By this point, Alexander had worked himself into a raging fury. Winslow took out his pistol, held the weapon to the sachem’s breast, and said, “I have been ordered to bring you to Plymouth, and by the help of God I will do it.”

Understandably stunned, Alexander was on the verge of an even more violent outburst, when Sassamon asked that he be given the chance to speak to his sachem alone. After a few minutes of tense conversation, it was announced that Alexander had agreed to go with Winslow, but only as long as “he might go like a sachem”—in the company of his attendants.

It was a hot summer day, and Winslow offered Alexander the use of one of their horses. Since his wife and the others must walk, the sachem said that “he could go on foot as well as they,” provided that the English maintained a reasonable pace. In the meantime, Winslow sent a messenger ahead to organize a hasty meeting of the magistrates in Duxbury.

The meeting seems to have done much to calm passions on both sides. What happened next is somewhat unclear, but soon after the conference, Alexander and his entourage spent a night at Winslow’s house in Marshfield, where the sachem suddenly fell ill. One contemporary historian claimed that it was Alexander’s “choler and indignation that…put him into a fever.” More recently, a medical doctor has hypothesized that the sachem may have been suffering from appendicitis. Whatever the case, a surgeon was called for and gave Alexander a “working physic,” a strong purgative that would only have exacerbated his condition if he was indeed suffering from an irritated appendix. The sachem’s attendants asked that they be allowed to take him back to Mount Hope. Permission was granted, and Alexander’s men carried him on their shoulders till they reached the Taunton River in Middle-borough. From there he was transported by canoe back to Mount Hope, where he died a few days later.

It was an astonishing and disturbing sequence of events that put into bold relief just where matters stood between the English and Indians in Plymouth Colony. In 1623, Edward Winslow had earned Massasoit’s undying love by doing everything in his power—even scraping the sachem’s furred mouth—to save his life. Thirty-nine years later, Winslow’s son had burst into Alexander’s wigwam, brandishing a pistol. Within a week, the Pokanoket leader was dead.
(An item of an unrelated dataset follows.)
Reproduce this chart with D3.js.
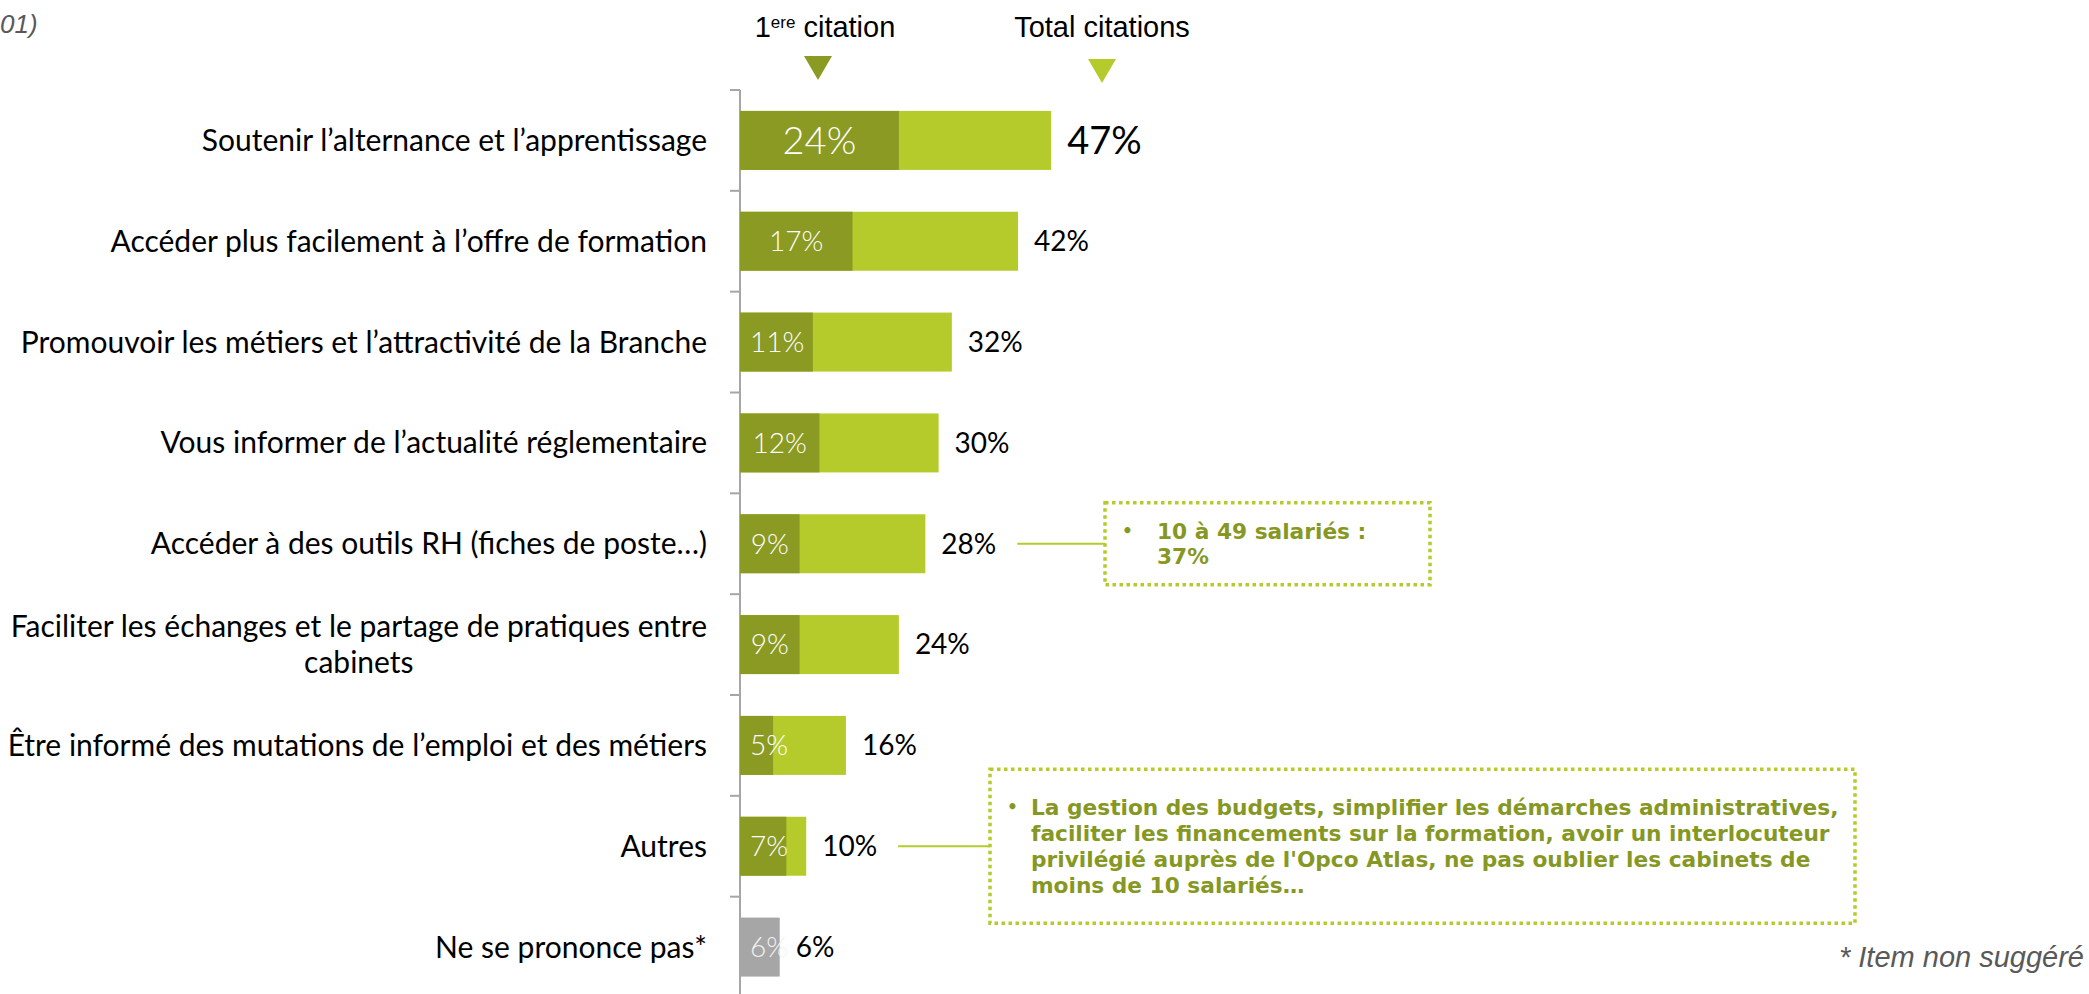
<!DOCTYPE html>
<html>
<head>
<meta charset="utf-8">
<script src="https://cdn.jsdelivr.net/npm/d3@7"></script>
<style>
  body { margin: 0; background: #fff; }
  svg { display: block; }
</style>
</head>
<body>
<div id="chart"></div>
<script>
'use strict'

const categories = [
	'Soutenir l’alternance et l’apprentissage',
	'Accéder plus facilement à l’offre de formation',
	'Promouvoir les métiers et l’attractivité de la Branche',
	'Vous informer de l’actualité réglementaire',
	'Accéder à des outils RH (fiches de poste…)',
	'Faciliter les échanges et le partage de pratiques entre\ncabinets',
	'Être informé des mutations de l’emploi et des métiers',
	'Autres',
	'Ne se prononce pas*'
]
const firstCitation = [24, 17, 11, 12, 9, 9, 5, 7, 6]
const totalCitations = [47, 42, 32, 30, 28, 24, 16, 10, 6]
const neutralCategory = 'Ne se prononce pas*'

const legendFirst = ['1', 'ere', ' citation']
const legendTotal = 'Total citations'

const noteRH = ['10 à 49 salariés :', '37%']
const noteAutres = [
	'La gestion des budgets, simplifier les démarches administratives,',
	'faciliter les financements sur la formation, avoir un interlocuteur',
	'privilégié auprès de l\'Opco Atlas, ne pas oublier les cabinets de',
	'moins de 10 salariés…'
]
const sourceText = '01)'
const footnote = '* Item non suggéré'

const width = 2089,
		height = 994

const dark = '#8A9A23',
		light = '#B5CB2C',
		grey = '#A6A6A6',
		noteColor = '#869823'

const svg = d3.select('#chart').append('svg')
	.attr('width', width)
	.attr('height', height)

const x = d3.scaleLinear().domain([0, 100]).range([740, 740 + 662])
const y = d3.scaleBand()
	.domain(categories)
	.range([90, 997.5])
	.paddingInner(0.415)
	.paddingOuter(0.2075)

const rows = categories.map((c, i) => ({
	cat: c,
	first: firstCitation[i],
	total: totalCitations[i],
	neutral: c === neutralCategory,
	big: i === 0
}))

// axis line + ticks between categories
const bounds = categories.map(c => y(c) - y.step() * y.paddingInner() / 2)
svg.append('line')
	.attr('x1', x(0)).attr('x2', x(0))
	.attr('y1', bounds[0]).attr('y2', height)
	.attr('stroke', '#A6A6A6').attr('stroke-width', 2)
svg.append('g').selectAll('line')
	.data(bounds)
	.enter().append('line')
		.attr('x1', x(0) - 10).attr('x2', x(0))
		.attr('y1', d => d).attr('y2', d => d)
		.attr('stroke', '#A6A6A6').attr('stroke-width', 2)

// bars
const bar = svg.append('g').selectAll('g')
	.data(rows)
	.enter().append('g')

bar.append('rect')
	.attr('x', x(0))
	.attr('y', d => y(d.cat))
	.attr('width', d => x(d.total) - x(0))
	.attr('height', y.bandwidth())
	.attr('fill', d => d.neutral ? grey : light)

bar.filter(d => !d.neutral).append('rect')
	.attr('x', x(0))
	.attr('y', d => y(d.cat))
	.attr('width', d => x(d.first) - x(0))
	.attr('height', y.bandwidth())
	.attr('fill', dark)

// inside labels (1ere citation)
bar.append('text')
	.attr('y', d => y(d.cat) + y.bandwidth() / 2)
	.attr('dy', '.35em')
	.attr('font-family', 'Lato')
	.attr('font-weight', 300)
	.attr('font-size', d => d.big ? 38 : 28)
	.attr('fill', d => d.neutral ? '#F2F2F2' : '#fff')
	.text(d => d.first + '%')
	.each(function(d) {
		const w = this.getComputedTextLength()
		const cx = (x(0) + x(d.first)) / 2
		const left = Math.max(cx - w / 2, x(0) + 10)
		d3.select(this).attr('x', left)
	})

// total labels
const valueLabels = bar.append('text')
	.attr('x', d => x(d.total) + 16)
	.attr('y', d => y(d.cat) + y.bandwidth() / 2)
	.attr('dy', '.35em')
	.attr('font-family', 'Lato')
	.attr('font-size', d => d.big ? 38 : 28)
	.attr('fill', '#000')
	.text(d => d.total + '%')

// category labels
const catLabels = svg.append('g').selectAll('text')
	.data(rows)
	.enter().append('text')
		.attr('text-anchor', 'middle')
		.attr('font-family', 'Lato')
		.attr('font-size', 30)
		.attr('fill', '#000')

catLabels.each(function(d) {
	const lines = d.cat.split('\n')
	const el = d3.select(this)
	const cy = y(d.cat) + y.bandwidth() / 2
	const lh = 36
	lines.forEach((l, k) => {
		el.append('tspan')
			.attr('y', cy + (k - (lines.length - 1) / 2) * lh)
			.attr('dy', '.35em')
			.text(l)
	})
	// right-align the block, lines centred on each other
	const w = d3.max(el.selectAll('tspan').nodes(), n => n.getComputedTextLength())
	el.selectAll('tspan').attr('x', 707 - w / 2)
})

// legend
const lg = svg.append('g').attr('font-family', 'Liberation Sans, Arial').attr('fill', '#000')
const t1 = lg.append('text').attr('x', 825).attr('y', 37).attr('text-anchor', 'middle').attr('font-size', 29)
t1.append('tspan').text(legendFirst[0])
t1.append('tspan').attr('font-size', 17).attr('baseline-shift', '55%').text(legendFirst[1])
t1.append('tspan').text(legendFirst[2])
lg.append('text').attr('x', 1102).attr('y', 37).attr('text-anchor', 'middle').attr('font-size', 29).text(legendTotal)
lg.append('path').attr('d', 'M804,56L832,56L818,80Z').attr('fill', dark)
lg.append('path').attr('d', 'M1088,59L1116,59L1102,83Z').attr('fill', light)

// callouts
const callout = (idx, boxX, boxW, boxH, lines, firstBase, lineH, textPad) => {
	const d = rows[idx]
	const cy = y(d.cat) + y.bandwidth() / 2
	const lbl = valueLabels.filter((r, i) => i === idx).node()
	const lx = x(d.total) + 16 + lbl.getComputedTextLength() + 21
	const top = cy - boxH / 2
	svg.append('line')
		.attr('x1', lx).attr('x2', boxX)
		.attr('y1', cy).attr('y2', cy)
		.attr('stroke', light).attr('stroke-width', 2)
	svg.append('rect')
		.attr('x', boxX).attr('y', top)
		.attr('width', boxW).attr('height', boxH)
		.attr('fill', 'none')
		.attr('stroke', light).attr('stroke-width', 3.5)
		.attr('stroke-dasharray', '3.5 3.5')
	const g = svg.append('g')
		.attr('font-family', 'DejaVu Sans, Verdana')
		.attr('font-weight', 'bold')
		.attr('font-size', 21.7)
		.attr('fill', noteColor)
	g.append('text').attr('x', boxX + 17).attr('y', top + firstBase - 2).attr('font-size', 17).text('•')
	lines.forEach((l, k) => {
		g.append('text')
			.attr('x', boxX + textPad)
			.attr('y', top + firstBase + k * lineH)
			.text(l)
	})
}
callout(4, 1105, 325, 82, noteRH, 36, 25, 52)
callout(7, 990, 865, 154, noteAutres, 46, 26, 41)

// source (cut off) and footnote
svg.append('text')
	.attr('x', 0).attr('y', 33)
	.attr('font-family', 'Liberation Sans, Arial')
	.attr('font-style', 'italic')
	.attr('font-size', 26)
	.attr('fill', '#595959')
	.text(sourceText)
svg.append('text')
	.attr('x', 2084).attr('y', 967)
	.attr('text-anchor', 'end')
	.attr('font-family', 'Liberation Sans, Arial')
	.attr('font-style', 'italic')
	.attr('font-size', 29)
	.attr('fill', '#595959')
	.text(footnote)
</script>
</body>
</html>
In years to come, the rumors would abound: that Alexander had been marched unmercifully under the burning summer sun until he had sickened and died; that he had been thrown in jail and starved to death. In an effort to counter such hearsay, one of the men who’d accompanied Winslow—William Bradford’s son William junior—provided an account of the incident in which he insisted that Alexander had accompanied Winslow “freely and readily.”

Alexander’s younger brother Philip, on the other hand, became convinced that Winslow had poisoned the sachem. Indeed, Philip’s hatred of the Plymouth military officer became so notorious that once war did erupt, Winslow felt compelled to send his wife and children to Salem while he transformed his home at Marshfield into an armed fortress. Intentionally or not, Winslow had lit the slow-burning fuse that would one day ignite New England.

 

For days, hundreds, perhaps thousands of Indians gathered at Mount Hope to mourn the passing of Alexander. Then the despair turned to joy as the crowds celebrated Philip’s rise to supreme sachem of the Pokanokets.